Students, particularly high-school students. When I've gotten on IRC in
#haskell or GitHub for major open-source projects, I've always been amazed to
find that some star hacker who understands the whole system is under 20. Heck,
I remember being that gifted teenager, but the Internet was brand new then and
it was hard to find programming communities or places I could exercise my
talents until I was in my 20s in college.

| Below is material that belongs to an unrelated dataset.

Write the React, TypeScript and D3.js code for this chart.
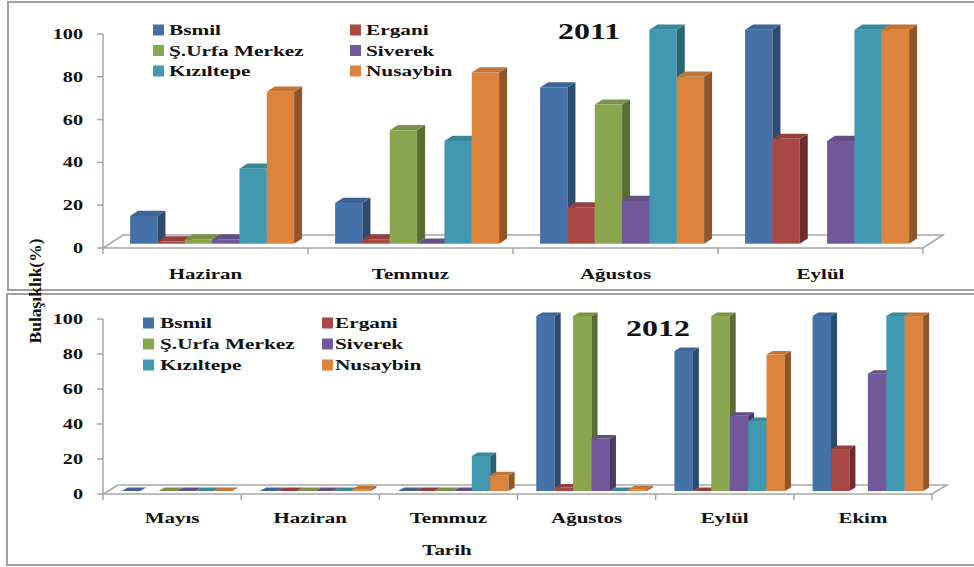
import React from "react";
import * as d3 from "d3";

// Districts (series) shown in both panels
const seriesNames = ["Bsmil", "Ergani", "Ş.Urfa Merkez", "Siverek", "Kızıltepe", "Nusaybin"];

// 2011 sampling months and infestation values (%), null = not sampled
const months2011 = ["Haziran", "Temmuz", "Ağustos", "Eylül"];
const bsmil2011 = [13, 19, 73, 100];
const ergani2011 = [1, 2, 17, 49];
const urfa2011 = [2, 53, 65, null];
const siverek2011 = [2, 0, 20, 48];
const kiziltepe2011 = [35, 48, 100, 100];
const nusaybin2011 = [71, 80, 78, 100];

// 2012 sampling months and infestation values (%)
const months2012 = ["Mayıs", "Haziran", "Temmuz", "Ağustos", "Eylül", "Ekim"];
const bsmil2012 = [0, 0, 0, 100, 80, 100];
const ergani2012 = [null, 0, 0, 2, 0, 24];
const urfa2012 = [0, 0, 0, 100, 100, null];
const siverek2012 = [0, 0, 0, 30, 43, 67];
const kiziltepe2012 = [0, 0, 20, 0, 40, 100];
const nusaybin2012 = [0, 1, 9, 1, 78, 100];

const valueTicks = [0, 20, 40, 60, 80, 100];

const frontColors = ["#4472A8", "#A94744", "#8AA64F", "#71589A", "#4099B0", "#DC843E"];
const sideColors = ["#2C4A6E", "#6E2D2C", "#5A6C33", "#4A3A63", "#2A6473", "#915628"];

const FONT = "Liberation Serif, serif";
const AXIS_GRAY = "#A6A6A6";

type Val = number | null;

function WideText({ x, y, children, size = 15, sx = 1.4, anchor = "start" as any }) {
  return (
    <text
      transform={`translate(${x},${y}) scale(${sx},1)`}
      textAnchor={anchor}
      style={{ fontFamily: FONT, fontWeight: 700, fontSize: size }}
      fill="#111"
    >
      {children}
    </text>
  );
}

function Panel(props: {
  cats: string[];
  values: Val[][];
  title: string;
  titleX: number;
  titleY: number;
  x0: number;
  x1: number;
  y0: number;
  y100: number;
  depth: [number, number];
  legendX: [number, number];
  legendTextX: [number, number];
  legendY: number;
  legendStep: number;
  labelOffset: number;
}) {
  const { cats, values, x0, x1, y0, y100, depth } = props;
  const [ddx, ddy] = depth;
  const xBand = d3.scaleBand<string>().domain(cats).range([x0, x1]).paddingInner(0).paddingOuter(0);
  const inner = d3
    .scaleBand<string>()
    .domain(seriesNames)
    .range([0, xBand.bandwidth()])
    .paddingInner(0)
    .paddingOuter(0.75);
  const y = d3.scaleLinear().domain([0, 100]).range([y0, y100]);

  // front plane of the columns sits a third of the way into the floor depth
  const fx = ddx * 0.33;
  const fy = ddy * 0.33;
  const bx = ddx * 0.4;
  const by = ddy * 0.4;
  const w = inner.bandwidth();

  const bars: JSX.Element[] = [];
  cats.forEach((cat, ci) => {
    seriesNames.forEach((name, si) => {
      const v = values[si][ci];
      if (v === null || v === undefined) return;
      const left = (xBand(cat) as number) + (inner(name) as number) + fx;
      const base = y0 - fy;
      const top = y(v) - fy;
      const front = frontColors[si];
      const side = sideColors[si];
      const topColor = d3.color(front)!.darker(0.35).formatHex();
      const r = left + w;
      bars.push(
        <g key={`${cat}-${name}`}>
          <rect x={left} y={top} width={w} height={Math.max(0, base - top)} fill={front} />
          <polygon
            points={`${r},${top} ${r + bx},${top - by} ${r + bx},${base - by} ${r},${base}`}
            fill={side}
          />
          <polygon
            points={`${left},${top} ${left + bx},${top - by} ${r + bx},${top - by} ${r},${top}`}
            fill={topColor}
          />
        </g>
      );
    });
  });

  const boundaries = cats.map((c) => xBand(c) as number).concat([x1]);

  return (
    <g>
      {/* floor */}
      <polygon
        points={`${x0},${y0} ${x1},${y0} ${x1 + ddx},${y0 - ddy} ${x0 + ddx},${y0 - ddy}`}
        fill="#fff"
        stroke={AXIS_GRAY}
        strokeWidth={1.5}
      />
      {/* value axis */}
      <line x1={x0} y1={y(100)} x2={x0} y2={y0} stroke={AXIS_GRAY} strokeWidth={1.5} />
      {valueTicks.map((t) => (
        <g key={t}>
          <line x1={x0 - 6} y1={y(t)} x2={x0} y2={y(t)} stroke={AXIS_GRAY} strokeWidth={1.5} />
          <WideText x={x0 - 20} y={y(t) + 5} anchor="end" size={15} sx={1.35}>
            {t}
          </WideText>
        </g>
      ))}
      {/* category axis ticks */}
      {boundaries.map((b, i) => (
        <line key={i} x1={b} y1={y0} x2={b} y2={y0 + 6} stroke={AXIS_GRAY} strokeWidth={1.5} />
      ))}
      {cats.map((c) => (
        <WideText
          key={c}
          x={(xBand(c) as number) + xBand.bandwidth() / 2}
          y={y0 + props.labelOffset}
          anchor="middle"
          size={15}
          sx={1.4}
        >
          {c}
        </WideText>
      ))}
      {bars}
      {/* legend, two columns */}
      {seriesNames.map((name, i) => {
        const col = i % 2;
        const row = Math.floor(i / 2);
        const cy = props.legendY + row * props.legendStep;
        return (
          <g key={name}>
            <rect x={props.legendX[col]} y={cy - 5.5} width={11} height={11} fill={frontColors[i]} />
            <WideText x={props.legendTextX[col]} y={cy + 5} size={15} sx={1.42}>
              {name}
            </WideText>
          </g>
        );
      })}
      <WideText x={props.titleX} y={props.titleY} size={23} sx={1.39}>
        {props.title}
      </WideText>
    </g>
  );
}

export default function App() {
  const values2011 = [bsmil2011, ergani2011, urfa2011, siverek2011, kiziltepe2011, nusaybin2011];
  const values2012 = [bsmil2012, ergani2012, urfa2012, siverek2012, kiziltepe2012, nusaybin2012];
  return (
    <svg
      width={974}
      height={567}
      style={{ position: "absolute", left: 0, top: 0, background: "#fff" }}
    >
      <rect x={0} y={0} width={974} height={567} fill="#fff" />
      {/* panel frames */}
      <rect x={8} y={2} width={980} height={288} fill="none" stroke="#A0A0A0" strokeWidth={2} />
      <rect x={7} y={294} width={980} height={271} fill="none" stroke="#A0A0A0" strokeWidth={2} />
      <Panel
        cats={months2011}
        values={values2011}
        title="2011"
        titleX={558}
        titleY={39}
        x0={103}
        x1={923}
        y0={248}
        y100={34}
        depth={[20, 13]}
        legendX={[153, 350]}
        legendTextX={[169, 366]}
        legendY={30}
        legendStep={20.5}
        labelOffset={31}
      />
      <Panel
        cats={months2012}
        values={values2012}
        title="2012"
        titleX={626}
        titleY={336}
        x0={103}
        x1={932}
        y0={494}
        y100={319}
        depth={[15, 9]}
        legendX={[143, 322]}
        legendTextX={[160, 335]}
        legendY={323}
        legendStep={21}
        labelOffset={29}
      />
      <text
        transform="translate(41,291) rotate(-90)"
        textAnchor="middle"
        style={{ fontFamily: FONT, fontWeight: 700, fontSize: 17.5 }}
        fill="#111"
      >
        Bulaşıklık(%)
      </text>
      <WideText x={447} y={555} anchor="middle" size={15} sx={1.4}>
        Tarih
      </WideText>
    </svg>
  );
}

Public-sector employees. I've learned, since joining Google, that the media is
always about 2 years behind in reporting what the hot startup is that all the
Xooglers are leaving for. When I joined in 2009 that was Facebook, but when I
checked myself most of the high-profile departures were for startups; Facebook
had been the popular destination in 2007. In 2011 the media reported on
Xoogler startups, but most people leaving then were actually going to the new
generation of fast-growers, like DropBox and Square and Pinterest. In 2013
they started making a big deal about all the departures for DropBox. Now what
I'm seeing is that most of the folks I actually care about who leave are going
to non-profits or public sector work. Things like Code For America, Khan
Academy, or academia. Social impact investing. Just bumming around and
advising startups.

------
001sky
_Imagine, for example, what would happen if the government decided to
commission someone to write an official Great American Novel. First there 'd
be a huge ideological squabble over who to choose. Most of the best writers
would be excluded for having offended one side or the other. Of the remainder,
the smart ones would refuse such a job, leaving only a few with the wrong sort
of ambition. The committee would choose one at the height of his career—that
is, someone whose best work was behind him—and hand over the project with
copious free advice about how the book should show in positive terms the
strength and diversity of the American people, etc, etc._